The idea is that whatever you have so much fun doing for free is what you should be doing for a job. As this coach pointed out, the things she’d love to be doing all day is reading magazines, watching reality TV, eating chocolate, and masturbating.
Not exactly the fast track to success, right?
I hate that advice too. How am I supposed to build a career around playing Super Mario World and watching cat videos? (Of course, this doesn’t apply to my husband who actually does play video games for a living. Only in San Francisco.)
A better idea is to choose a path, not a destination.
This means to pick something you’d enjoy doing every day even if it’s not as much fun as whatever it is you do when the work day is over. That’s why it’s called “work.”
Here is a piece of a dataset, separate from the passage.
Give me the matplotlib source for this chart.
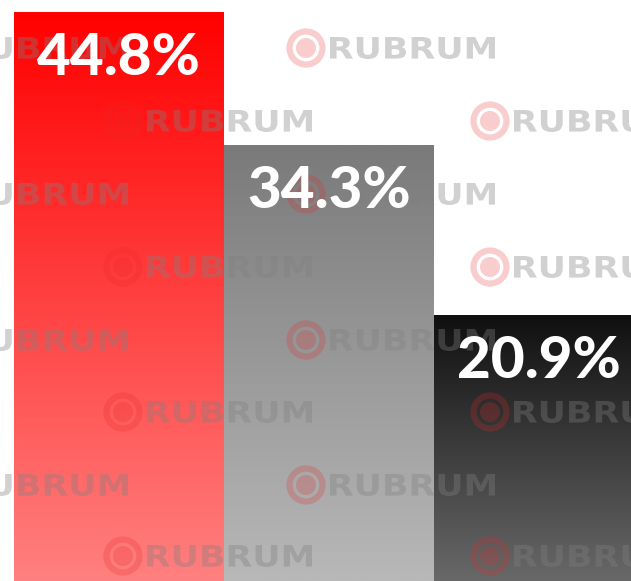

Whatever path you choose is just that—a path. It’s not your final destination because there is no endpoint. You’ll most likely change careers, move towns, and color your hair many, many, many times during your life.
As for my direction, I chose healthcare publishing, mostly because I was living in the Chicago area and I knew I’d have an easy time finding a job. But it wasn’t completely for the money or security. I’m passionate about healthcare and still have friends in the publishing world.
My job as an editor made me happy to go to work every day. And the skills I learned editing manuscripts has proven to be vital in my work as a coach where I edit people’s lives.
I like to think I’m making progress on the hierarchy of needs, especially since I’ve stopped letting other people (including my family) direct my life.
If you have no direction in your life, do these 3 things:
- Assess your basic needs and determine what’s holding you back.
- Make time for hobbies, passions, and self-care.
- Choose a path while knowing you can always choose another one later.